Dean of Students Barry Dancy was a prime mover in getting the Williams Center built. The word is that the bank there was nervous about having a slum in its back yard. Apparently Dancy got the thing built by members of his congregation in Montclair. The blueprint is some kind of a ski structure one of them had used. Anyway, Barry thought Lunch was a threat to something, and he thought he owned the Williams Center. He sent word to me that if Lunch didn’t change its ways we would never set foot in the Williams Center. I said you’ll have all the buildings and we’ll have all the poets.
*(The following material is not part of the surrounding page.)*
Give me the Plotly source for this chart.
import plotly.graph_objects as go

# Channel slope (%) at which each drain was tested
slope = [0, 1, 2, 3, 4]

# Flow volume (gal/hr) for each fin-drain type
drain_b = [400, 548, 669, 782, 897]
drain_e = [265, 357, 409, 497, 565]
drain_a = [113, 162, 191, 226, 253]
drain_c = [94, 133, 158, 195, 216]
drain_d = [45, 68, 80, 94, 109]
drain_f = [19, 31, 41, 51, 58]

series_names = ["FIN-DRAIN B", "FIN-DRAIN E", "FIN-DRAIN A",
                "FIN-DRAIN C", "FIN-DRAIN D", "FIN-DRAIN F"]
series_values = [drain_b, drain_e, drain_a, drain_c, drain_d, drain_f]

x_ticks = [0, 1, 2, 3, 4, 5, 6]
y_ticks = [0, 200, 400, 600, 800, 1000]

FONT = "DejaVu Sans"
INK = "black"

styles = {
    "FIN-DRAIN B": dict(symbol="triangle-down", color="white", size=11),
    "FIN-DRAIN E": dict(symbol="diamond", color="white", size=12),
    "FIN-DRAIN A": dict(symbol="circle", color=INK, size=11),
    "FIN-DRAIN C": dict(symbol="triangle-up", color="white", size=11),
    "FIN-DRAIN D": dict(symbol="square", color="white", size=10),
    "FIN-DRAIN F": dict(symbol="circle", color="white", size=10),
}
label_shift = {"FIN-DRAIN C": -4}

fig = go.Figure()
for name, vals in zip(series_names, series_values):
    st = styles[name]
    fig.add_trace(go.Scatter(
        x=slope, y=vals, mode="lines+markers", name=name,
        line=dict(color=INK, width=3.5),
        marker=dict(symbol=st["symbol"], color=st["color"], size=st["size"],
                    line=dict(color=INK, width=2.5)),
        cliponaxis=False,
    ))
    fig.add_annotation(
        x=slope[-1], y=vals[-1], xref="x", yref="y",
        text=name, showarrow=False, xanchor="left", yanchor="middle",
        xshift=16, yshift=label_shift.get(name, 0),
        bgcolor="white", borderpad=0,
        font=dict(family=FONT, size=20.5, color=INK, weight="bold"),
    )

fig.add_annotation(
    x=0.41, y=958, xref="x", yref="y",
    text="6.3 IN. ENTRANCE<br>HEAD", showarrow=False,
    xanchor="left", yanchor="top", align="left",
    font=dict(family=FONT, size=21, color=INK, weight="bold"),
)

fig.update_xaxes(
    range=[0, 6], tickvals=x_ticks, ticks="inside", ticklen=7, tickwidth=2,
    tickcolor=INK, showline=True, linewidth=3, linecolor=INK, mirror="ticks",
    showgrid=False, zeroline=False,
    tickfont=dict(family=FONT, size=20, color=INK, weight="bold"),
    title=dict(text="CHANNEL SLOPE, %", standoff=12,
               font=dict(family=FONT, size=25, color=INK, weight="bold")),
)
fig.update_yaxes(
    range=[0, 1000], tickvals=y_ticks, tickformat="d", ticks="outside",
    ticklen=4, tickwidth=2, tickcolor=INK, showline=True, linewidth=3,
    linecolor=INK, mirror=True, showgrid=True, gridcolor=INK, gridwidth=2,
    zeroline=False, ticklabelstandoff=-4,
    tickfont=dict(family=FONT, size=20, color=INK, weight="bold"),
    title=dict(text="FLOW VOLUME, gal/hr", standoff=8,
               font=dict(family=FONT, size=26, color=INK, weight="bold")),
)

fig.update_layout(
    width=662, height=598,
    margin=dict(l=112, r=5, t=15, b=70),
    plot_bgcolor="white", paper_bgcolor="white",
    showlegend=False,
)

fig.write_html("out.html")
As the years passed Lunch people started other magazines. George Pereny went to Passaic Community College and started Footwork which Maria Gillan turned into The Paterson Review industry. George, a Hungarian revolt immigrant, calls himself the Electric Poet and has a rock band and runs regular readings at the Bowery Poetry Project. He has a book about being an inner city teacher called Home Slice. Bob Quatrone had an internet magazine called The Four Horseman and runs readings at the Englewood Library and the Cornelia Cafe in the Village. Rich Quatrone founded The Passaic Review and was almost daily on the web for years and is supposed to be well known there. Randy Rader, also from Passaic, had a magazine with his wife called Muse-Pie. Richard Kostelonez was in an issue I was in. Laura Boss dated the guy who wrote The Bomb and Marriage read all over and continues and started Lips as I’ve said. A cab driver named Vito Quattrocchi heard about Lunch from a part time English teacher and got involved. He has 14 books online, including The Sins of the Fathers: The Life and Times of a Mafioso and a book about knife fighting. He claims I gave him the best advice about writing he’s ever had, write about what you know. Mike O’Brien had been to Naropa and read at Waterloo Village. He and I and Rander Rader and Roe Sonye tried to teach some poetry at Rayway prison but didn’t get very far. Someone advised us to work through the prison clubs. The Art Club was the Mafia. Roe Sonye and Kim Lowenburg got MFA’s at Brooklyn College. Max (Greenberg) told me that when he and Mark went to photograph and interview Ashbery he pointed to a poem by Roe and described her as a “great bad poet.”

Speaking of Ted Berrigan, Lunch invited him to the Williams Center once with several other well known area poets. No one stopped us from bringing in beer from The Forest Dairy. Ted introduced himself by yelling that he was “the craziest man here.” My friend Harry Walsh, having suffered through a number of my manic episodes, yelled back, “I’ll take Klein.” After Berrigan read his poem, “Dear Assface,” somebody asked him he he had a cork when he wrote it. He said, “Two.” Harry Walsh’s dad was the head of security for the Manhattan Project. His grandfather was the chief of police of Jersey City who used to deliver New Jersey for Roosevelt and had messed up somehow in the Lindburgh case and used to shoot out of his office window with a BB gun at a Chinese laundryman. Harry was a WPC grad, a Leonard Michaels product, and my pal at Illinois. He married a girl from Passaic whose name I can’t think of, Sharon. Harry began writing poetry when he couldn’t pass graduate school French. He worked with a poet there named Dan Curley. I began after my first breakdown. We’d compare our poems at Stan’s at lunch time. Harry would always take my efforts and compress them like a squeeze box. We discovered any day you wrote a poem was a good day, no matter what else you did, and it still is.